* What needs to be done:
Look through the data below and output, unchanged, every line from the one holding "What matplotlib code" through the one holding "from matplotlib.transforms import Affine2D", inclusive. Skip the pictures.
--- Provided data ---
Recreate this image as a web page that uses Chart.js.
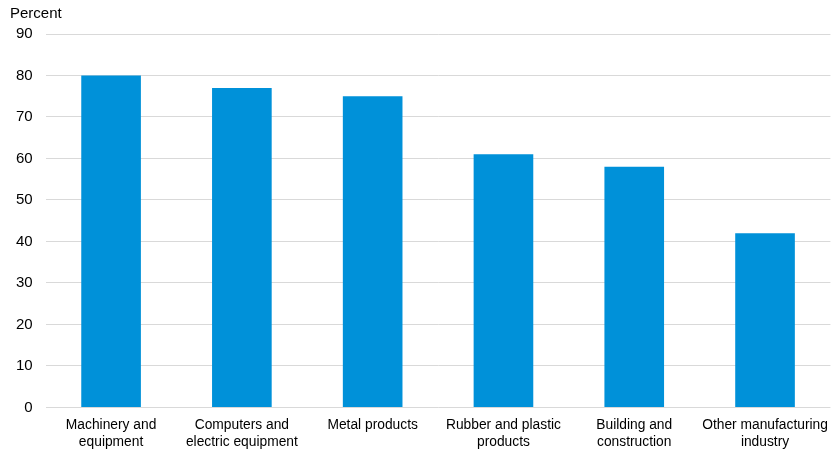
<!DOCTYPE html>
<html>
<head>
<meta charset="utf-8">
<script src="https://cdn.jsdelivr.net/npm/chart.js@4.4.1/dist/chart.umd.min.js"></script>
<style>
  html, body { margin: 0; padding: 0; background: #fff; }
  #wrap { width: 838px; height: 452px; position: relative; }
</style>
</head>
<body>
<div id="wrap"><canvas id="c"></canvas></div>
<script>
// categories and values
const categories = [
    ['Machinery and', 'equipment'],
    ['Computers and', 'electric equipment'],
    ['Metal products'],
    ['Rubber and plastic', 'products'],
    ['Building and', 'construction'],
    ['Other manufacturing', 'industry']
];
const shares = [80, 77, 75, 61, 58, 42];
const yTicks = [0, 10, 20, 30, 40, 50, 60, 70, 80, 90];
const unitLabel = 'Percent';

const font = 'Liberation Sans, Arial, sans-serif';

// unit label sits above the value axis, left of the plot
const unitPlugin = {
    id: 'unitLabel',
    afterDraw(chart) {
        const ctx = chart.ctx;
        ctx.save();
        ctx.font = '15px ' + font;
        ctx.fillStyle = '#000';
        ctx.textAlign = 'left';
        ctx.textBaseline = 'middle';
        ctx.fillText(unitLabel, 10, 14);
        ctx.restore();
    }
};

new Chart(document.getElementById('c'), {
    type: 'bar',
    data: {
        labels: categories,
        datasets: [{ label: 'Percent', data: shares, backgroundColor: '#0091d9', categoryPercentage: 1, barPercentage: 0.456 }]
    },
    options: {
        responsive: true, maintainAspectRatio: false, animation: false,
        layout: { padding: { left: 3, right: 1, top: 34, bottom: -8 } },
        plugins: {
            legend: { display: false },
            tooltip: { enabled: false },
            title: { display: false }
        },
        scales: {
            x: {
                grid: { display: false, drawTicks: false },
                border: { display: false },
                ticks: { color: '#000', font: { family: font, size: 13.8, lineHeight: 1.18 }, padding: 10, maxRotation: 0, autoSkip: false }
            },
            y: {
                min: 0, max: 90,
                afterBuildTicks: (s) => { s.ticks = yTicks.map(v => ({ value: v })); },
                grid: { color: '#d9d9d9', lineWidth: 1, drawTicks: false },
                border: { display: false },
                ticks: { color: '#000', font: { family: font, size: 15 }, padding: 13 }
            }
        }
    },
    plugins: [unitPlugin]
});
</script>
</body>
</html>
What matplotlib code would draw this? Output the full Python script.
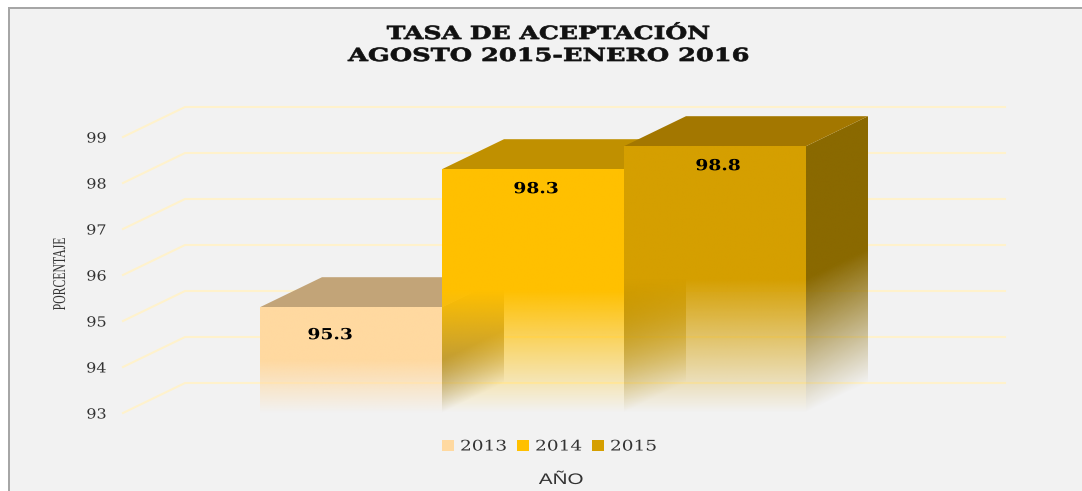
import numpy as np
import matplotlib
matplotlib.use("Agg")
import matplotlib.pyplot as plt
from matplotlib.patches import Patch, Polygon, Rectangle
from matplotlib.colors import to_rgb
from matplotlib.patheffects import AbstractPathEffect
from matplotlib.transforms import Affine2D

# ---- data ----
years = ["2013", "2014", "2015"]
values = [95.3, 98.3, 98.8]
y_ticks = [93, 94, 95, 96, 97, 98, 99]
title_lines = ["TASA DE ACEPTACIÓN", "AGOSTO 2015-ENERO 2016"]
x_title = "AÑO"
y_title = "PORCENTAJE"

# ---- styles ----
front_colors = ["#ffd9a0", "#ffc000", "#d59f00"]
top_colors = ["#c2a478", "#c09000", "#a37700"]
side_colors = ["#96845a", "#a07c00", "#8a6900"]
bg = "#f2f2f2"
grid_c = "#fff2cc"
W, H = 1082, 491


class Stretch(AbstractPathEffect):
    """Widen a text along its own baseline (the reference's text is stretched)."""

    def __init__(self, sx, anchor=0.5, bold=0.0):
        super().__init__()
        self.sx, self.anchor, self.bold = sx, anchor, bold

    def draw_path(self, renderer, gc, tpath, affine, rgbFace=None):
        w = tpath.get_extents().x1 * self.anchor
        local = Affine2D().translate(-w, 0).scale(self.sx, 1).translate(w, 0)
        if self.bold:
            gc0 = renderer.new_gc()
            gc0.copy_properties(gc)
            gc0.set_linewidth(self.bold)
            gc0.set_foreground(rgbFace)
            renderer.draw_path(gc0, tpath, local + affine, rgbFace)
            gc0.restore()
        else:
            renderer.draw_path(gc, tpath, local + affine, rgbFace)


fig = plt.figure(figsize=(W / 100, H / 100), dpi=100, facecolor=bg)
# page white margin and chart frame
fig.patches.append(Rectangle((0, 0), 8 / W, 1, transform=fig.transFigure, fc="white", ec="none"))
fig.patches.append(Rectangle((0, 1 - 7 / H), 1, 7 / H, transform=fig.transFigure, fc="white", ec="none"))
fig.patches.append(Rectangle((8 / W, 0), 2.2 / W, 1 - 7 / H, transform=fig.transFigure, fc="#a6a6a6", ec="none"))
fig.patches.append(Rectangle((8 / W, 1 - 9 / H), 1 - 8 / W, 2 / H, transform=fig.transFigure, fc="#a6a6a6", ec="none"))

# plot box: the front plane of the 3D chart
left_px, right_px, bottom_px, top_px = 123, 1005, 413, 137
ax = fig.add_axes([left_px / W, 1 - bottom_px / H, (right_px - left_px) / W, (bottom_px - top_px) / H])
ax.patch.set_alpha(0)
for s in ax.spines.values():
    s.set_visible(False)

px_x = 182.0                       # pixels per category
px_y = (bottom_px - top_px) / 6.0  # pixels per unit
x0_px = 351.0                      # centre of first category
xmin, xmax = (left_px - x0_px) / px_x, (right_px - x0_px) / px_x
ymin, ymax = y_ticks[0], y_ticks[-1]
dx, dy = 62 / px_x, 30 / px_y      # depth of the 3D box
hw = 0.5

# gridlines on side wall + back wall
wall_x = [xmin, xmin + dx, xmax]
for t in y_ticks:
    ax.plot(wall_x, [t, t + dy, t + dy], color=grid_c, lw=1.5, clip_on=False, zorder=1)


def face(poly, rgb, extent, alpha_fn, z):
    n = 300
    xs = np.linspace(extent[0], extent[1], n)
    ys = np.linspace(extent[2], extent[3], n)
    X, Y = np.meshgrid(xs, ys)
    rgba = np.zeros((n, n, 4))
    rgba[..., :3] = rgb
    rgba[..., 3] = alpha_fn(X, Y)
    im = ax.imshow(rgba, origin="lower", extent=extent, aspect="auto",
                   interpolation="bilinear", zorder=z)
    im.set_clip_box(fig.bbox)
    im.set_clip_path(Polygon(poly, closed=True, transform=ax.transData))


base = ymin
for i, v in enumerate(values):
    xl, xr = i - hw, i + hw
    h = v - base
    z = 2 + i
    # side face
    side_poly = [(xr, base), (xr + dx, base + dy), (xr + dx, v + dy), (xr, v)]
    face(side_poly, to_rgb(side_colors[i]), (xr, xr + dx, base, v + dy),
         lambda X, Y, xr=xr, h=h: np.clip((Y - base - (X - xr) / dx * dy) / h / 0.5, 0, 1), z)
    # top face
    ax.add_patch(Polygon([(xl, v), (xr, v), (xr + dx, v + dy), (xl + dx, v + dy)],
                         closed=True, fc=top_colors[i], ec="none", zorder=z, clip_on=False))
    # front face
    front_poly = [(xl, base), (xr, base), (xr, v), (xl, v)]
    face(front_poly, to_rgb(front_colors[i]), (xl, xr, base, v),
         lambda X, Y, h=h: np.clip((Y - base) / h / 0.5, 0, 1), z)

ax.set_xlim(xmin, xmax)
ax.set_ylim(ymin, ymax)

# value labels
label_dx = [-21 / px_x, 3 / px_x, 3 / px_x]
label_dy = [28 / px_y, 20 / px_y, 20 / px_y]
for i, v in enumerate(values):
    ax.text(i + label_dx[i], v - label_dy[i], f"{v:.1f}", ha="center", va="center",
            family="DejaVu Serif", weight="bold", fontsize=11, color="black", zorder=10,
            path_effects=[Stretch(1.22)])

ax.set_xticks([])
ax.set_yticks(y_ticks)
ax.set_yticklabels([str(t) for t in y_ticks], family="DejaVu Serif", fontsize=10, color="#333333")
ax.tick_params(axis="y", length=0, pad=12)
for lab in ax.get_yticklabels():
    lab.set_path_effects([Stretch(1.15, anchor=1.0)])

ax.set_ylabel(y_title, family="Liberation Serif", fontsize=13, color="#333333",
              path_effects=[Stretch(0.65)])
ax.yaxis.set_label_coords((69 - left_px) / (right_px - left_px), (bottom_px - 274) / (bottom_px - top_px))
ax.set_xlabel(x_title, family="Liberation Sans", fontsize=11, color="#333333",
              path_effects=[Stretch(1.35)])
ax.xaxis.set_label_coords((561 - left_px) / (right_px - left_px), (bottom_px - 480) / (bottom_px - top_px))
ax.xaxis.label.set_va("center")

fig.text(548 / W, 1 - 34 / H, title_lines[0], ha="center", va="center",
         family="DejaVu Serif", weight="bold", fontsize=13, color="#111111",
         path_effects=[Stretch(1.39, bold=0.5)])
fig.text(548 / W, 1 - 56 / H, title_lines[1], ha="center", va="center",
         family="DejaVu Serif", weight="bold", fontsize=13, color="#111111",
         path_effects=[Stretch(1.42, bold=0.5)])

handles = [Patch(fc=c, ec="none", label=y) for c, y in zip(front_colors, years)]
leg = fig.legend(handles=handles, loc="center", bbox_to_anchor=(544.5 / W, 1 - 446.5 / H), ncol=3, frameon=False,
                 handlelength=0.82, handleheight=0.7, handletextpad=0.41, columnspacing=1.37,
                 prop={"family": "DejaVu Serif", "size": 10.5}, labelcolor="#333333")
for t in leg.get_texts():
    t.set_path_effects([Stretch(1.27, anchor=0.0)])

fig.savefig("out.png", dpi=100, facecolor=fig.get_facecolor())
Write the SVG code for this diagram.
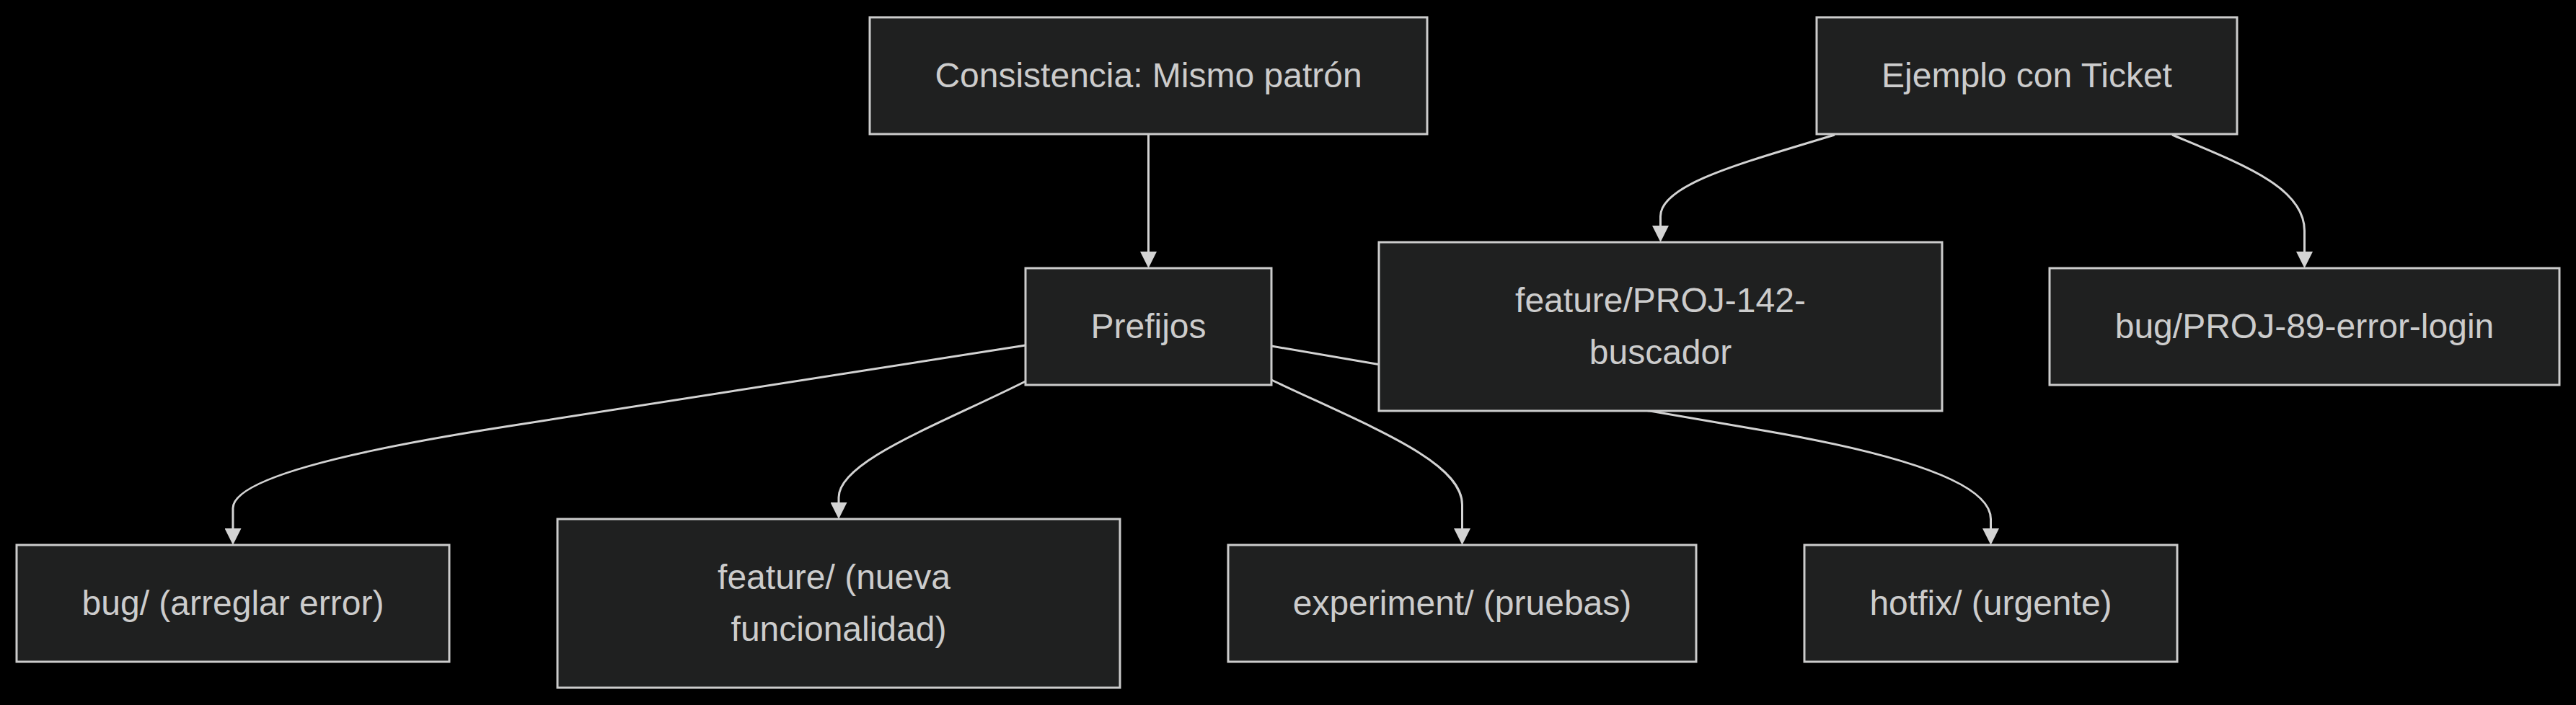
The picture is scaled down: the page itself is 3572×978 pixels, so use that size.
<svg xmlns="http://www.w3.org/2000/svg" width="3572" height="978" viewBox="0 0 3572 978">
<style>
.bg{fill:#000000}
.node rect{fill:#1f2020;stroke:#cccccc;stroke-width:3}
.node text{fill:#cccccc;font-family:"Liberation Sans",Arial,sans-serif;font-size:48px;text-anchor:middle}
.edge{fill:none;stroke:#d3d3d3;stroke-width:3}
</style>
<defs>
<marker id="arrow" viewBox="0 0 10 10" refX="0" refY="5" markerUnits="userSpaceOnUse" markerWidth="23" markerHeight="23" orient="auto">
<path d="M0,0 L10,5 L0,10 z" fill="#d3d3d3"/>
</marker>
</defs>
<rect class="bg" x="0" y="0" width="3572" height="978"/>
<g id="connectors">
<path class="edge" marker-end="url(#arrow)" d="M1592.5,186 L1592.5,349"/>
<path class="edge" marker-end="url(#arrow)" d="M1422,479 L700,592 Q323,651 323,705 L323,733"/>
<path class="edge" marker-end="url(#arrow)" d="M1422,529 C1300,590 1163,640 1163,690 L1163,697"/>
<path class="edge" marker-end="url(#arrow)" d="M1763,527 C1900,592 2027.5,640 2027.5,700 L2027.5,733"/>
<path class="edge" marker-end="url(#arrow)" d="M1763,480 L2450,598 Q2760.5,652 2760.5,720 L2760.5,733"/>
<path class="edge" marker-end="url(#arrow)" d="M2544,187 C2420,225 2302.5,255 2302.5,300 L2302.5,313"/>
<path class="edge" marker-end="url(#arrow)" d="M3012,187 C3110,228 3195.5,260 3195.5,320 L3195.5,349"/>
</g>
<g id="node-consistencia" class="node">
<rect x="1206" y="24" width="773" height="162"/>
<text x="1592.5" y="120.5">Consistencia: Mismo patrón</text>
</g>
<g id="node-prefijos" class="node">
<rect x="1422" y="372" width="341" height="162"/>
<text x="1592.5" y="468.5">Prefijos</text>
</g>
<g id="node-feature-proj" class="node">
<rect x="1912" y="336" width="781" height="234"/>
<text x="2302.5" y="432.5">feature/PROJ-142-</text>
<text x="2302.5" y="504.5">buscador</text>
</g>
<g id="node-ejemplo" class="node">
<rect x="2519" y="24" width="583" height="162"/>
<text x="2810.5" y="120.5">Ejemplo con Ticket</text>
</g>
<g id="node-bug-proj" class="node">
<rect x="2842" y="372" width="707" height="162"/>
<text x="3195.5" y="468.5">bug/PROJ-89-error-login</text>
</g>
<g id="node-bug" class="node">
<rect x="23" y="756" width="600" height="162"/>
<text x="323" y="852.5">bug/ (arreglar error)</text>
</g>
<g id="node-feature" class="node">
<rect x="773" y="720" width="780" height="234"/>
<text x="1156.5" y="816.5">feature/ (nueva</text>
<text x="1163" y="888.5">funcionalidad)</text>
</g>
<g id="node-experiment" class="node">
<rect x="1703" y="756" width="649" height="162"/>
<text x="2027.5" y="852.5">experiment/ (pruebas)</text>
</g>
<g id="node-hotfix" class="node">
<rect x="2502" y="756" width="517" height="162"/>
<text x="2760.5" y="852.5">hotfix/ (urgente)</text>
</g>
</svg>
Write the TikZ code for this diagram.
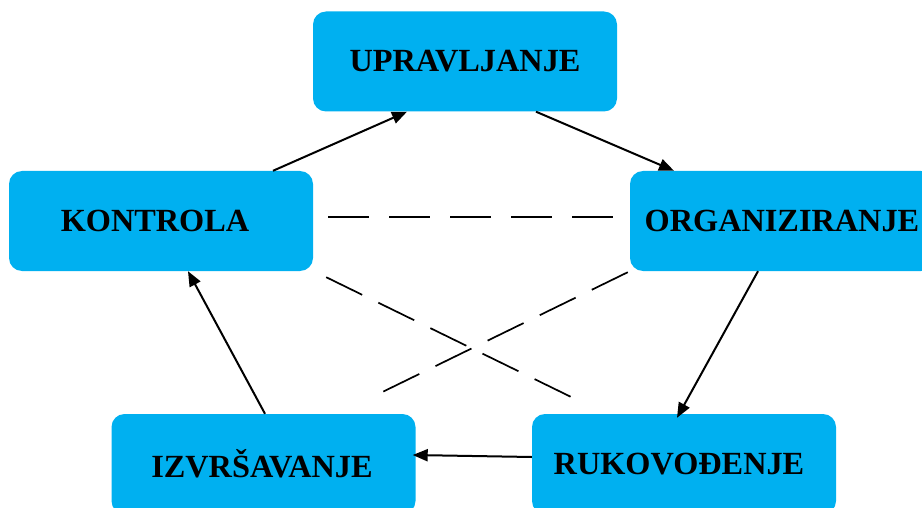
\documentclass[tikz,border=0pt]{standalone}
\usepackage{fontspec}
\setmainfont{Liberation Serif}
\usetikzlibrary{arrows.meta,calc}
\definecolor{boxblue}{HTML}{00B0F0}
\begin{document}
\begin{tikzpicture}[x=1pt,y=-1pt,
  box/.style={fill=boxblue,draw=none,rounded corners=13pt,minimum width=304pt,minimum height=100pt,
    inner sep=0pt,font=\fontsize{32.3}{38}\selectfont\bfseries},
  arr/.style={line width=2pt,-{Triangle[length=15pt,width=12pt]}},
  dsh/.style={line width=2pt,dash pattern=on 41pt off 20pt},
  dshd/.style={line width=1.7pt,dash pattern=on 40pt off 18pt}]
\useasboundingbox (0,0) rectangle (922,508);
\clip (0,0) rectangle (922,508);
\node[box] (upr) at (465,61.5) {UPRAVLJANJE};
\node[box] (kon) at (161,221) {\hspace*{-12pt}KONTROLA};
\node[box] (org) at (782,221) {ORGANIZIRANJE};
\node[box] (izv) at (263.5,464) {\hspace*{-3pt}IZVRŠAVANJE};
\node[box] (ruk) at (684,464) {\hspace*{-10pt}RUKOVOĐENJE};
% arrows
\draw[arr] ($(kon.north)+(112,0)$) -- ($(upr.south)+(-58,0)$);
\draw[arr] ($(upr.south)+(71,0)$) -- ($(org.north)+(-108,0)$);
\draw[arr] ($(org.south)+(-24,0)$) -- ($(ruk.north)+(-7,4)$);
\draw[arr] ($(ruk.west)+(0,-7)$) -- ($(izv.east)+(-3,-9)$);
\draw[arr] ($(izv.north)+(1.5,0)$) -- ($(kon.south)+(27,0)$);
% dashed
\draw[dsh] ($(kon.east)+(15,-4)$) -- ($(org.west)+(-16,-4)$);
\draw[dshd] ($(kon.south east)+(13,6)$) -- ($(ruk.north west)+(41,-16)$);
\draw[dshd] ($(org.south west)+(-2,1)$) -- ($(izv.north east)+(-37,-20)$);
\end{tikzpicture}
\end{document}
---
* Result for this task:
What matplotlib code would draw this? Output the full Python script.
import numpy as np
import matplotlib
matplotlib.use("Agg")
import matplotlib.pyplot as plt
from matplotlib.patches import Patch, Polygon, Rectangle
from matplotlib.colors import to_rgb
from matplotlib.patheffects import AbstractPathEffect
from matplotlib.transforms import Affine2D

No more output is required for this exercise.